| What you need to do |
Track down the lines that contain "code" and copy them.

| Data supplied |
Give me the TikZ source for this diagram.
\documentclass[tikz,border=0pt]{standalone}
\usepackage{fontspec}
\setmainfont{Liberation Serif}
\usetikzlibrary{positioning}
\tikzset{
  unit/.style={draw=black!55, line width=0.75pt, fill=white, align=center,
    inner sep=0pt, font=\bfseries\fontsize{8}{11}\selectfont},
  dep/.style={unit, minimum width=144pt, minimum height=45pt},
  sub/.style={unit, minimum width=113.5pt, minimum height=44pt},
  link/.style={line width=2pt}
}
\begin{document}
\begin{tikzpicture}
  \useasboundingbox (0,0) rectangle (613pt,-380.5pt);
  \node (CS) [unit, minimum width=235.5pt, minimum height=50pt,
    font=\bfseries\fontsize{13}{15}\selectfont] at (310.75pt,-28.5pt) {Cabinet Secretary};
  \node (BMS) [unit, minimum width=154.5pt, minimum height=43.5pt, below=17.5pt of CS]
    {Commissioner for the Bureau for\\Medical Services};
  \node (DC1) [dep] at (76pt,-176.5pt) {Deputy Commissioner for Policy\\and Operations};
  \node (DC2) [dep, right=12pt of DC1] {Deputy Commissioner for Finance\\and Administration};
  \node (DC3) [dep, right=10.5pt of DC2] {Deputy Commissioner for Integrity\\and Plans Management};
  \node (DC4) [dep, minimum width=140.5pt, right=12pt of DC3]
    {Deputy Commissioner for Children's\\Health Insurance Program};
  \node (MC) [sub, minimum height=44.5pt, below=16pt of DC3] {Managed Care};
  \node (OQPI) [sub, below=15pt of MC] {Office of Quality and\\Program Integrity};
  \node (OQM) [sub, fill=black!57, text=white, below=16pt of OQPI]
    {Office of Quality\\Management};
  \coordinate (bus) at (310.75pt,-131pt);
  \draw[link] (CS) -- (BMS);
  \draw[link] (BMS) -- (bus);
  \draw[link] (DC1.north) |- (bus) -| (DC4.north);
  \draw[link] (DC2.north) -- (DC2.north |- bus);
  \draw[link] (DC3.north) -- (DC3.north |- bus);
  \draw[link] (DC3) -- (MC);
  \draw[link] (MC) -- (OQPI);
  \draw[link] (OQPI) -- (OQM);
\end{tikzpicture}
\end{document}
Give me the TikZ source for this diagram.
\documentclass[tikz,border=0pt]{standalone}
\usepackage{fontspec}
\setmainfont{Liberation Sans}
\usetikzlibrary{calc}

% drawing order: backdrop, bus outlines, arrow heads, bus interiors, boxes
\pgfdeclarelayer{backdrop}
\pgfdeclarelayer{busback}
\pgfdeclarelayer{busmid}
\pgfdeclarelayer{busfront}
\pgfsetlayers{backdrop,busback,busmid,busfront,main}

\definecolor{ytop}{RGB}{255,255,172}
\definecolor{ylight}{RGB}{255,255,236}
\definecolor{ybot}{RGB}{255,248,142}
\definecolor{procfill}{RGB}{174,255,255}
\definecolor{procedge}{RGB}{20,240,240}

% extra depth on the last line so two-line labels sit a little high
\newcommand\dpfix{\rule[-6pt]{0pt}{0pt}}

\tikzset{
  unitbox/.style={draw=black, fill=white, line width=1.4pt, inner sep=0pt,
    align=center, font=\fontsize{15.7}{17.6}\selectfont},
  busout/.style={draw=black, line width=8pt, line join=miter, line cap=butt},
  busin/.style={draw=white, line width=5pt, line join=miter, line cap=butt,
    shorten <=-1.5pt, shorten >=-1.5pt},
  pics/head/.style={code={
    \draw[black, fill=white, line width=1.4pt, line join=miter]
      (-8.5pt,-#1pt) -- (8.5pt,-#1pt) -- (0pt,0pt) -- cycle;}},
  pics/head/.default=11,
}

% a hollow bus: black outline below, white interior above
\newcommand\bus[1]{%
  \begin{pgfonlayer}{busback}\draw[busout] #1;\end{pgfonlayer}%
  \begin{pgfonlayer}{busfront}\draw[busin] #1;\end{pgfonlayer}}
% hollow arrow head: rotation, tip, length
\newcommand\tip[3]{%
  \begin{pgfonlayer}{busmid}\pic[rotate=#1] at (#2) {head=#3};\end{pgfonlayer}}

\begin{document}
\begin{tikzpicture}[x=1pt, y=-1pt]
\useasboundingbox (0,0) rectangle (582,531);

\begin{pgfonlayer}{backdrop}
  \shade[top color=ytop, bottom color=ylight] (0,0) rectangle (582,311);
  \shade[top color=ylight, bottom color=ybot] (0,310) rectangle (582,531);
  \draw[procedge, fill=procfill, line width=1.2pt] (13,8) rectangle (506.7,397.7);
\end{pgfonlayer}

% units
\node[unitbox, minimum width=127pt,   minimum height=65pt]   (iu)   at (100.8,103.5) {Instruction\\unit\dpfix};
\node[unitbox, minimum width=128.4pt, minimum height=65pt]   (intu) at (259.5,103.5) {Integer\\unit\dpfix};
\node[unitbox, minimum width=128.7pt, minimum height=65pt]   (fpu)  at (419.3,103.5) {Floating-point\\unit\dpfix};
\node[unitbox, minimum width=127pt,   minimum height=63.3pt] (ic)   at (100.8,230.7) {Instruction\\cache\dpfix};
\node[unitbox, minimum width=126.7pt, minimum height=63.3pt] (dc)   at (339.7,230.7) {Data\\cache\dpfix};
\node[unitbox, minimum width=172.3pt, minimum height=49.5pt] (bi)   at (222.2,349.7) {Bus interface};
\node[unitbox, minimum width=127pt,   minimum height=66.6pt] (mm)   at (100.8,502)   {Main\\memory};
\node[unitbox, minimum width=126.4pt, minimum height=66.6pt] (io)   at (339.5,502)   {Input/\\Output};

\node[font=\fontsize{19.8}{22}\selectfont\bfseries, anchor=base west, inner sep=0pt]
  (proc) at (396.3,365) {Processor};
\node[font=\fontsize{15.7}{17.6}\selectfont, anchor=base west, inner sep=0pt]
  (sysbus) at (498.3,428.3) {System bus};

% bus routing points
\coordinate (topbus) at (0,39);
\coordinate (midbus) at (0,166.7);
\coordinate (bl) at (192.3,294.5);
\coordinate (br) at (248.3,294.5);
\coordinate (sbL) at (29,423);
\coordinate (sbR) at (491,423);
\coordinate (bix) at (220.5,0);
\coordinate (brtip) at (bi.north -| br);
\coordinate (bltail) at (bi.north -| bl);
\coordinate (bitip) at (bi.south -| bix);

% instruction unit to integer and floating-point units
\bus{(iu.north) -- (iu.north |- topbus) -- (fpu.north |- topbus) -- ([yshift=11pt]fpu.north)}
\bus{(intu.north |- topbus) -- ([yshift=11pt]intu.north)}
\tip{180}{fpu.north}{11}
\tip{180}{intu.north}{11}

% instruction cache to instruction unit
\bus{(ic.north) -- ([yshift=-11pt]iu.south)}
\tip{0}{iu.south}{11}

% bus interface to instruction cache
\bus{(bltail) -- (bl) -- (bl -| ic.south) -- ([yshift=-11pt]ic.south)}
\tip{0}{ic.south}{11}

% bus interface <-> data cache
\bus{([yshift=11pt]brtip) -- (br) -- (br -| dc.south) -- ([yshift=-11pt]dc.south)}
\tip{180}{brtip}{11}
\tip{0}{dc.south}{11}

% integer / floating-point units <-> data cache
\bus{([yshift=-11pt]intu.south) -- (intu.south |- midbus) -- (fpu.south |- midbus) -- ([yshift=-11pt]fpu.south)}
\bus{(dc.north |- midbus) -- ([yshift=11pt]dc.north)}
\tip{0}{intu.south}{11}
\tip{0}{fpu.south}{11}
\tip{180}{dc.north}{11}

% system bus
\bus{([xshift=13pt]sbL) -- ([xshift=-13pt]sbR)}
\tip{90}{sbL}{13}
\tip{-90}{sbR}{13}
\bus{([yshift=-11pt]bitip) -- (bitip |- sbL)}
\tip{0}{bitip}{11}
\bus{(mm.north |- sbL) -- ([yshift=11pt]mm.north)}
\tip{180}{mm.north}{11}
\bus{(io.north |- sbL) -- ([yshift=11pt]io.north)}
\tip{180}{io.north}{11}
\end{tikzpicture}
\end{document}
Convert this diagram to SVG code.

| Exercise answer |
  pics/head/.style={code={
Convert this diagram to SVG code.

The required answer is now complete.